È la magia del Congresso, dell’essere in 1.000, gomito a gomito, mascherina a mascherina, a respirare e sentire l’eco delle proprie idee, non banalmente il like effimero e gratuito di un social. E magari tutto questo è registrato dai taccuini di cronisti che – abbandonando la modalità remoto, alibi da Covid – sono tornati a far la fatica antica di camminare nei corridoi, intervistare i peones, cogliere le voci e le sensazioni.

Aria nuova portata da vecchi modelli della politica.

Ma anche di più. Intanto, un Congresso è un antidoto o almeno un correttivo, al personalismo, al leaderismo.
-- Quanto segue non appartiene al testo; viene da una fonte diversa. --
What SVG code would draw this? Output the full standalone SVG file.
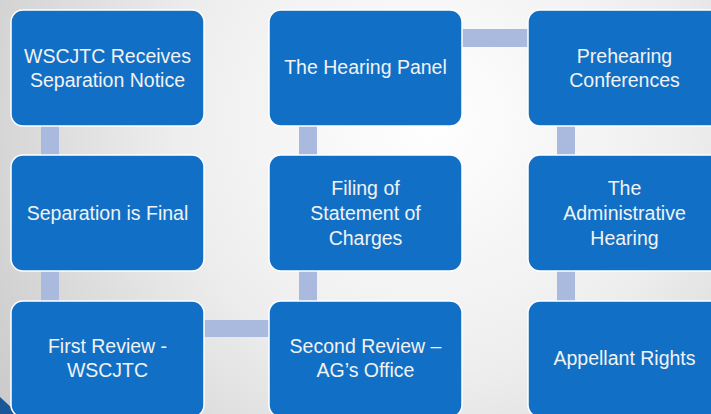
<svg xmlns="http://www.w3.org/2000/svg" width="711" height="414" viewBox="0 0 711 414">
<defs>
<radialGradient id="bg" cx="430" cy="120" r="560" gradientUnits="userSpaceOnUse">
<stop offset="0" stop-color="#ffffff"/>
<stop offset="0.45" stop-color="#eeeeee"/>
<stop offset="1" stop-color="#c4c4c4"/>
</radialGradient>
<style>
.node rect{fill:#1170C6;stroke:#ffffff;stroke-width:1.5}
.node text{fill:#F2F2F2;font-family:"Liberation Sans",Arial,sans-serif;font-size:19.5px;text-anchor:middle}
.conn rect{fill:#AABADF}
</style>
</defs>
<rect width="711" height="414" fill="url(#bg)"/>
<polygon points="0,397 13,409 14,414 0,414" fill="#1A5796"/>
<g id="connectors" class="conn">
<rect x="41" y="120" width="18" height="40"/>
<rect x="41" y="265" width="18" height="40"/>
<rect x="299" y="120" width="18" height="40"/>
<rect x="299" y="265" width="18" height="40"/>
<rect x="557" y="120" width="18" height="40"/>
<rect x="557" y="265" width="18" height="40"/>
<rect x="198" y="320" width="76" height="17"/>
<rect x="456" y="29" width="76" height="18"/>
</g>
<g id="n1" class="node"><rect x="11" y="10" width="193" height="116" rx="12"/><text x="107.5" y="63">WSCJTC Receives</text><text x="107.5" y="87">Separation Notice</text></g>
<g id="n2" class="node"><rect x="11" y="155" width="193" height="116" rx="12"/><text x="107.5" y="220">Separation is Final</text></g>
<g id="n3" class="node"><rect x="11" y="301" width="193" height="116" rx="12"/><text x="107.5" y="353">First Review -</text><text x="107.5" y="377">WSCJTC</text></g>
<g id="n4" class="node"><rect x="269" y="301" width="193" height="116" rx="12"/><text x="365.5" y="353">Second Review –</text><text x="365.5" y="377">AG’s Office</text></g>
<g id="n5" class="node"><rect x="269" y="155" width="193" height="116" rx="12"/><text x="365.5" y="195">Filing of</text><text x="365.5" y="220">Statement of</text><text x="365.5" y="245">Charges</text></g>
<g id="n6" class="node"><rect x="269" y="10" width="193" height="116" rx="12"/><text x="365.5" y="74">The Hearing Panel</text></g>
<g id="n7" class="node"><rect x="528" y="10" width="194" height="116" rx="12"/><text x="624.5" y="63">Prehearing</text><text x="624.5" y="87">Conferences</text></g>
<g id="n8" class="node"><rect x="528" y="155" width="194" height="116" rx="12"/><text x="624.5" y="195">The</text><text x="624.5" y="220">Administrative</text><text x="624.5" y="245">Hearing</text></g>
<g id="n9" class="node"><rect x="528" y="301" width="194" height="116" rx="12"/><text x="624.5" y="365">Appellant Rights</text></g>
</svg>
C’è un capo, naturalmente, ma si impegna a convincere, è lì, davanti a te, ne percepisci la fatica e il sudore. Sono sforzi fatti per te, proprio per te, non per gli amici di Facebook.

E poi c’è quella cosa bellissima, lo sforamento dei minuti che hanno assegnato all’oratore: più di un tweet, meno di uno sproloquio.

Vedi Emma Bonino al Congresso di Azione: un ragionamento, un’apertura e una critica, un tono basso e uno alto. Mai retorica. È il bello di parlare per 20 minuti, anzi un po’ di più. È il bello dell’argomentazione, della seduzione che vien giù dal podio e passa tra le poltrone dell’auditorium, e ti prende, ti convince.

Viva il Congresso, vien da dire. Il messaggio è arrivato.